▶ **Written exercise**: Each line containing the word "this" must be collected.
─── Entries provided ───
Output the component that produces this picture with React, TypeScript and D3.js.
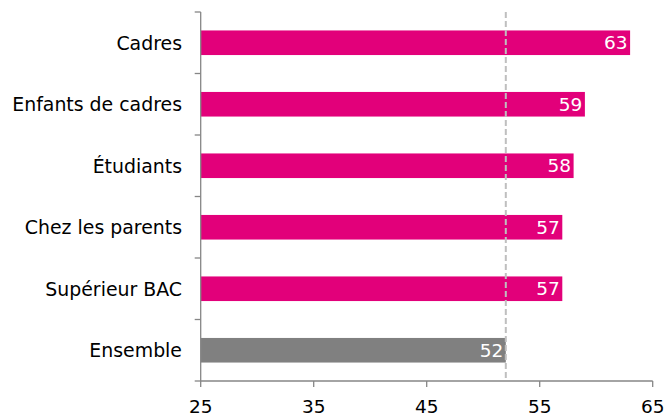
import React from "react";
import * as d3 from "d3";

const categories = ["Cadres", "Enfants de cadres", "Étudiants", "Chez les parents", "Supérieur BAC", "Ensemble"];
const values = [63, 59, 58, 57, 57, 52];
const highlight = [true, true, true, true, true, false];
const xTicks = [25, 35, 45, 55, 65];
const refValue = 52;

export default function App() {
  const W = 666, H = 417;
  const left = 200.7, right = 652.7, top = 12, bottom = 381;
  const x = d3.scaleLinear().domain([25, 65]).range([left, right]);
  const y = d3.scaleBand<string>().domain(categories).range([top, bottom]).paddingInner(0.6).paddingOuter(0.3);
  const band = d3.scaleBand<string>().domain(categories).range([top, bottom]);
  const font = "Verdana, 'DejaVu Sans', sans-serif";
  const axisColor = "#868686";
  return (
    <svg width={W} height={H} style={{ position: "absolute", left: 0, top: 0 }} fontFamily={font}>
      {categories.map((c, i) => (
        <g key={c}>
          <rect x={x(25)} y={y(c)!} width={x(values[i]) - x(25)} height={y.bandwidth()}
            fill={highlight[i] ? "#E2007A" : "#808080"} />
          <text x={x(values[i]) - 2.5} y={y(c)! + y.bandwidth() / 2} dy="0.36em" textAnchor="end"
            fill="#fff" fontSize={18.5}>{values[i]}</text>
          <text x={182} y={band(c)! + band.bandwidth() / 2} dy="0.36em" textAnchor="end"
            fill="#000" fontSize={18.9}>{c}</text>
        </g>
      ))}
      <line x1={x(refValue)} x2={x(refValue)} y1={top} y2={bottom} stroke="#BFBFBF" strokeWidth={2} strokeDasharray="6,3" />
      <line x1={left} x2={left} y1={top} y2={bottom} stroke={axisColor} strokeWidth={1.3} />
      {d3.range(categories.length + 1).map((k) => {
        const yy = top + k * band.step();
        return <line key={k} x1={left - 6} x2={left} y1={yy} y2={yy} stroke={axisColor} strokeWidth={1.3} />;
      })}
      <line x1={left} x2={right} y1={bottom} y2={bottom} stroke={axisColor} strokeWidth={1.3} />
      {xTicks.map((t) => (
        <g key={t}>
          <line x1={x(t)} x2={x(t)} y1={bottom} y2={bottom + 6} stroke={axisColor} strokeWidth={1.3} />
          <text x={x(t)} y={bottom + 32} textAnchor="middle" fill="#000" fontSize={18.5}>{t}</text>
        </g>
      ))}
    </svg>
  );
}
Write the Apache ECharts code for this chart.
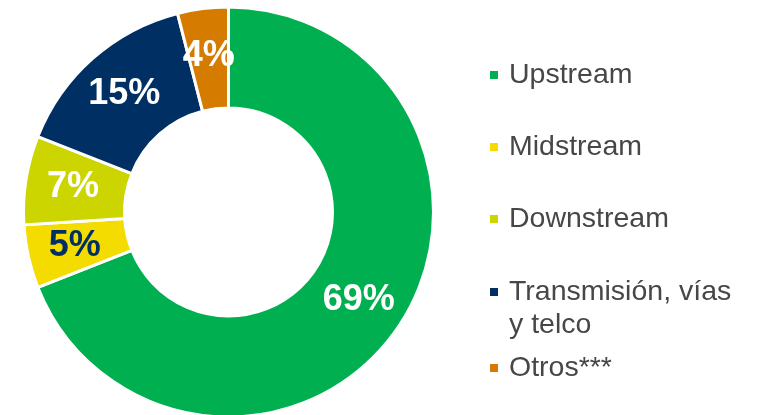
<!DOCTYPE html>
<html>
<head>
<meta charset="utf-8">
<script src="https://cdn.jsdelivr.net/npm/echarts@6/dist/echarts.min.js"></script>
<style>
  html, body { margin: 0; padding: 0; background: #fff; }
  #main { width: 766px; height: 415px; }
</style>
</head>
<body>
<div id="main"></div>
<script>
// datos del gráfico
var categories = ['Upstream', 'Midstream', 'Downstream', 'Transmisión, vías\ny telco', 'Otros***'];
var values = [69, 5, 7, 15, 4];
var colors = ['#00b050', '#f5dc00', '#ccd500', '#003063', '#d47b00'];
var labelColors = ['#fff', '#003063', '#fff', '#fff', '#fff'];

var myChart = echarts.init(document.getElementById('main'));

var legendText = {
    fontFamily: 'Liberation Sans, Arial, sans-serif',
    fontSize: 28.5,
    color: '#474747',
    lineHeight: 33,
    padding: [0, 0, 0, 5]
};

function legendBox(names, top, fmt) {
    var box = {
        orient: 'vertical',
        left: 488,
        top: top,
        padding: 0,
        itemGap: 39,
        itemWidth: 10,
        itemHeight: 10,
        icon: 'rect',
        selectedMode: false,
        textStyle: legendText,
        data: names
    };
    if (fmt) box.formatter = fmt;
    return box;
}

var option = {
    animation: false,
    legend: [
        legendBox(categories.slice(0, 3), 58.5),
        // línea vacía arriba para que el cuadro quede en la primera línea
        legendBox([categories[3]], 242.5, function (n) { return '\n' + n; }),
        legendBox([categories[4]], 351.5)
    ],
    series: [{
        type: 'pie',
        center: [228.5, 212],
        radius: [104, 205],
        startAngle: 90,
        clockwise: true,
        avoidLabelOverlap: false,
        label: {
            show: true,
            position: 'inside',
            formatter: '{c}%',
            fontFamily: 'Liberation Sans, Arial, sans-serif',
            fontWeight: 'bold',
            fontSize: 36
        },
        labelLine: { show: false },
        itemStyle: { borderColor: '#fff', borderWidth: 3 },
        emphasis: { disabled: true },
        data: categories.map(function (name, i) {
            return {
                name: name,
                value: values[i],
                itemStyle: { color: colors[i] },
                label: { color: labelColors[i] }
            };
        })
    }]
};

myChart.setOption(option);
</script>
</body>
</html>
───
▶ **Reply**:
Output the component that produces this picture with React, TypeScript and D3.js.
Write the Apache ECharts code for this chart.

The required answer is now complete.